Personal information
- Full name: Ríkarður Ríkarðsson
- National team: Iceland
- Born: 2 November 1977 (age 48) Reykjavík, Iceland
- Height: 1.86 m (6 ft 1 in)
- Weight: 83 kg (183 lb)

Sport
- Sport: Swimming
- Strokes: Freestyle, butterfly

= Ríkarður Ríkarðsson =

Icelandic swimmer

Ríkarður Ríkarðsson (born November 2, 1977) is an Icelandic former swimmer, who specialized in sprint freestyle and butterfly events. Rikardsson competed only in two individual events at the 2000 Summer Olympics in Sydney. He achieved FINA B-standards of 56.22 (100 m butterfly) from the U.S. National Championships in Federal Way, Washington, and 52.42 (100 m freestyle) from the European Championships in Helsinki, Finland. In the 100 m freestyle, Rikardsson placed fifty-eighth on the morning prelims.
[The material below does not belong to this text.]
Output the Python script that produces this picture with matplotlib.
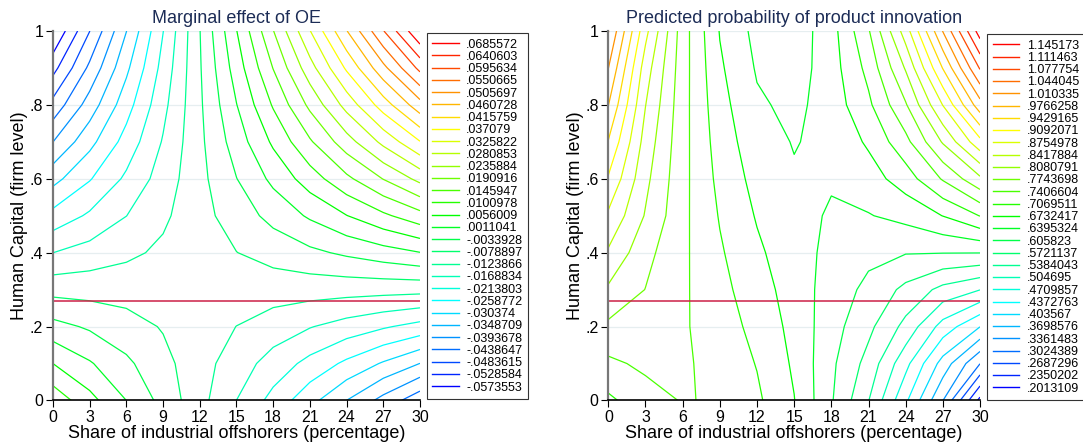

Swimming in heat three, he picked up a fourth seed by 0.63 of a second behind winner Paul Kutscher of Uruguay in 52.85. Two days later, in the 100 m butterfly, Rikardsson challenged seven other swimmers in heat two, including Guam's 28-year-old Daniel O'Keeffe and Bosnia's three-time Olympian Janko Gojković. He blasted a new Icelandic record of 56.11 to take a sixth spot and forty-eighth overall, finishing behind winner Gojkovic by almost two-thirds of a second (0.66).